The grant will also help fund new opportunities for student research and experiential learning by initiating the Finger Lakes Institute Undergraduate Fellows Program, a summer research program at the Finger Lakes Institute. Attached to this program will be the Finger Lakes Regional Annual Student Symposium on environmental issues, which is designed to allow undergraduate and graduate students to present their findings about the Finger Lakes.
"The Symposium opens important lines of communication between students," says John Halfman, director of the HWS Environmental Studies program. "It allows researchers to find out what everyone else is working on. Ideally, the Student Symposium encourages the students' advisers to present, as well."
In addition, funds will be allocated for minority scholarships for the Environmental Studies Summer Youth Institute program (ESSYI), making it possible for them to attend the Institute.
"The perspectives of the minority students who come here from New York City and other urban areas often challenge the sometimes idealistic environmental perspective of more affluent students who grew up in suburbia, which is a significant learning experience.
ESSYI also provides students with an opportunity to explore topics or problems from multiple perspectives in ways that challenge their current understandings of environmental issues," says Professor James MaKinster, assistant professor of education and assistant director of ESSYI.

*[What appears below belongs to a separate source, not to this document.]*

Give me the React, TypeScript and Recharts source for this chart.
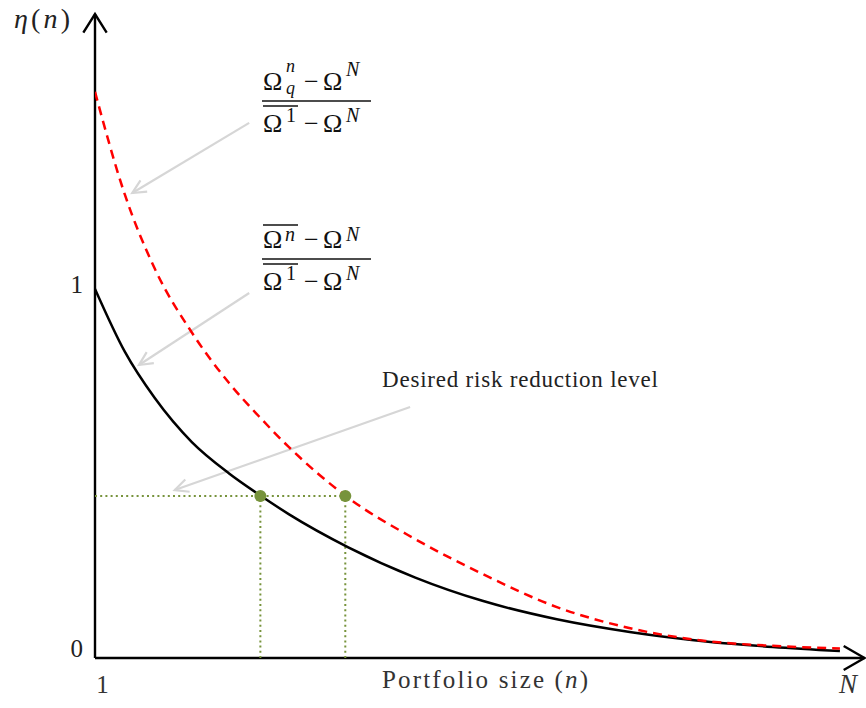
import React from "react";
import {
  LineChart,
  Line,
  XAxis,
  YAxis,
  ReferenceLine,
  ReferenceDot,
} from "recharts";

// portfolio size n (0 = first asset, 100 = N)
const portfolioSize = [0, 4, 8, 13, 18, 22, 26, 34, 43, 52, 62, 72, 82, 91, 100];
// black solid curve: (mean Omega^n - Omega^N) / (mean Omega^1 - Omega^N)
const meanRatio = [1.0, 0.83, 0.705, 0.585, 0.5, 0.443, 0.39, 0.3, 0.218, 0.155, 0.105, 0.07, 0.045, 0.03, 0.019];
// red dashed curve: (Omega_q^n - Omega^N) / (mean Omega^1 - Omega^N)
const quantileRatio = [1.534, 1.256, 1.056, 0.882, 0.745, 0.655, 0.572, 0.434, 0.322, 0.228, 0.138, 0.08, 0.046, 0.033, 0.026];

const desiredLevel = 0.439;
const meanHit = 22.2;
const quantileHit = 33.6;

const yTicks = [0, 1];
const xTicks = [1, 101.8];
const xTickLabels = ["1", "N"];

// gray annotation arrows [from, to] in data units
const pointerArrows = [
  [{ x: 20.7, y: 1.45 }, { x: 5.0, y: 1.26 }],
  [{ x: 20.7, y: 0.989 }, { x: 5.9, y: 0.794 }],
  [{ x: 42.3, y: 0.68 }, { x: 10.7, y: 0.455 }],
];

const data = portfolioSize.map((n, i) => ({
  n,
  mean: meanRatio[i],
  quantile: quantileRatio[i],
}));

const SERIF = "'Liberation Serif', 'DejaVu Serif', serif";
const GREEN = "#77933c";

function arrowShape(color: string, width: number, head: number, spread: number) {
  return (p: any) => {
    const { x1, y1, x2, y2 } = p;
    const ang = Math.atan2(y2 - y1, x2 - x1);
    const ax = x2 - head * Math.cos(ang - spread);
    const ay = y2 - head * Math.sin(ang - spread);
    const bx = x2 - head * Math.cos(ang + spread);
    const by = y2 - head * Math.sin(ang + spread);
    return (
      <g>
        <line x1={x1} y1={y1} x2={x2} y2={y2} stroke={color} strokeWidth={width} />
        <polyline
          points={`${ax},${ay} ${x2},${y2} ${bx},${by}`}
          fill="none"
          stroke={color}
          strokeWidth={width}
        />
      </g>
    );
  };
}

const YTick = (props: any) => {
  const { y, payload } = props;
  const dy = payload.value === 0 ? -1 : 4;
  return (
    <text x={83} y={y + dy} textAnchor="end" fontFamily={SERIF} fontSize={25} fill="#222">
      {payload.value}
    </text>
  );
};

const XTick = (props: any) => {
  const { x, payload, index } = props;
  const isN = index === 1;
  return (
    <text
      x={x}
      y={693}
      textAnchor="middle"
      fontFamily={SERIF}
      fontSize={isN ? 27 : 25}
      fontStyle={isN ? "italic" : "normal"}
      fill="#333"
    >
      {xTickLabels[index]}
    </text>
  );
};

function Fraction({ top, numBar }: { top: number; numBar: boolean }) {
  // top = baseline of the numerator
  const fs = 26;
  const ss = 20;
  const numBase = top;
  const lineY = top + 11;
  const denBase = top + 42;
  const numSup = numBar ? -7 : -14;
  return (
    <g fontFamily={SERIF} fill="#111">
      <text x={263} y={numBase} fontSize={fs}>Ω</text>
      {numBar ? (
        <>
          <line x1={263} x2={298} y1={numBase - 23} y2={numBase - 23} stroke="#111" strokeWidth={1.6} />
          <text x={285} y={numBase + numSup} fontSize={ss} fontStyle="italic">n</text>
        </>
      ) : (
        <>
          <text x={286} y={numBase - 18} fontSize={18} fontStyle="italic">n</text>
          <text x={286} y={numBase + 4} fontSize={18} fontStyle="italic">q</text>
        </>
      )}
      <text x={304} y={numBase} fontSize={fs}>−</text>
      <text x={323} y={numBase} fontSize={fs}>Ω</text>
      <text x={346} y={numBase + numSup} fontSize={ss} fontStyle="italic">N</text>
      <line x1={262} x2={371} y1={lineY} y2={lineY} stroke="#111" strokeWidth={1.7} />
      <line x1={263} x2={298} y1={lineY + 5} y2={lineY + 5} stroke="#111" strokeWidth={1.6} />
      <text x={263} y={denBase} fontSize={fs}>Ω</text>
      <text x={286} y={denBase - 10} fontSize={ss}>1</text>
      <text x={304} y={denBase} fontSize={fs}>−</text>
      <text x={323} y={denBase} fontSize={fs}>Ω</text>
      <text x={346} y={denBase - 10} fontSize={ss} fontStyle="italic">N</text>
    </g>
  );
}

export default function App() {
  return (
    <div style={{ position: "absolute", left: 0, top: 0, width: 866, height: 708, background: "#fff" }}>
      <LineChart
        width={866}
        height={708}
        data={data}
        margin={{ top: 14, right: 0, bottom: 20, left: 0 }}
      >
        <XAxis
          type="number"
          dataKey="n"
          domain={[0, 103.5]}
          ticks={xTicks}
          tick={<XTick />}
          axisLine={false}
          tickLine={false}
          height={30}
          allowDataOverflow
        />
        <YAxis
          type="number"
          domain={[0, 1.745]}
          ticks={yTicks}
          tick={<YTick />}
          axisLine={false}
          tickLine={false}
          width={95}
          allowDataOverflow
        />
        {/* axes with open arrow heads */}
        <ReferenceLine
          segment={[{ x: 0, y: 0 }, { x: 0, y: 1.745 }]}
          shape={arrowShape("#000", 2.4, 22, 0.56)}
        />
        <ReferenceLine
          segment={[{ x: 0, y: 0 }, { x: 103.3, y: 0 }]}
          shape={arrowShape("#000", 2.4, 24, 0.52)}
        />
        {pointerArrows.map((seg, i) => (
          <ReferenceLine key={i} segment={seg} shape={arrowShape("#d6d6d6", 2.2, 15, 0.45)} />
        ))}
        {/* desired risk reduction level guides */}
        <ReferenceLine
          segment={[{ x: 0, y: desiredLevel }, { x: 34.3, y: desiredLevel }]}
          stroke={GREEN}
          strokeWidth={2}
          strokeDasharray="2 3.2"
        />
        <ReferenceLine
          segment={[{ x: meanHit, y: 0 }, { x: meanHit, y: desiredLevel }]}
          stroke={GREEN}
          strokeWidth={2}
          strokeDasharray="2 3.2"
        />
        <ReferenceLine
          segment={[{ x: quantileHit, y: 0 }, { x: quantileHit, y: desiredLevel }]}
          stroke={GREEN}
          strokeWidth={2}
          strokeDasharray="2 3.2"
        />
        <Line
          type="monotone"
          dataKey="mean"
          stroke="#000"
          strokeWidth={2.5}
          dot={false}
          isAnimationActive={false}
        />
        <Line
          type="monotone"
          dataKey="quantile"
          stroke="#ff0000"
          strokeWidth={2.5}
          strokeDasharray="9 6"
          dot={false}
          isAnimationActive={false}
        />
        <ReferenceDot x={meanHit} y={desiredLevel} r={6} fill={GREEN} stroke="none" />
        <ReferenceDot x={quantileHit} y={desiredLevel} r={6} fill={GREEN} stroke="none" />
      </LineChart>
      <svg
        width={866}
        height={708}
        style={{ position: "absolute", left: 0, top: 0, pointerEvents: "none" }}
      >
        <text x={14} y={28} fontFamily={SERIF} fontSize={28} fill="#222" textLength={56} lengthAdjust="spacing">
          <tspan fontStyle="italic">η</tspan>
          <tspan>(</tspan>
          <tspan fontStyle="italic">n</tspan>
          <tspan>)</tspan>
        </text>
        <Fraction top={90} numBar={false} />
        <Fraction top={248} numBar={true} />
        <text x={382} y={387} fontFamily={SERIF} fontSize={23} fill="#222" textLength={276} lengthAdjust="spacing">
          Desired risk reduction level
        </text>
        <text x={382} y={688} fontFamily={SERIF} fontSize={25} fill="#333" textLength={206} lengthAdjust="spacing">
          Portfolio size (<tspan fontStyle="italic">n</tspan>)
        </text>
      </svg>
    </div>
  );
}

The Andrew W. Mellon Foundation began its generous support of the Colleges' environmental programs in 2000, making this the second 3-year grant awarded to Hobart and William Smith. Past Mellon Foundation supported initiatives have included the addition of new environmental studies faculty, summer research opportunities and enhancements of existing educational outreach programs.
The Hobart and William Smith Colleges Environmental Studies program combines the excellent local environmental resources and the Colleges' rich history of interdisciplinary teaching and works to address the environmental issues. Founded in 2002, the Finger Lakes Institute is dedicated to the promotion of environmental research and education about the Finger Lakes and its surrounding environments. In collaboration with regional environmental partners and state and local government offices, the Institute fosters environmentally-sound development practices throughout the region, and disseminates the accumulated knowledge to the general public.
Hobart and William Smith Colleges are coordinate, private, liberal arts institutions. The Colleges have one of the nation's top study abroad programs and are noted for their dedication to community service. Home to three Rhodes Scholars, Hobart and William Smith provide an interdisciplinary education intended to better inform both professional and intellectual pursuits, where learning is reinforced through on-campus academic centers and initiatives such as the Finger Lakes Institute, the Fisher Center for the Study of Women and Men and the President's Forum Lecture Series. A full 75 percent of HWS science students are engaged in some form of undergraduate research; many have their research published or present their findings before professional and trade organizations such as the National Conference for Undergraduate Research.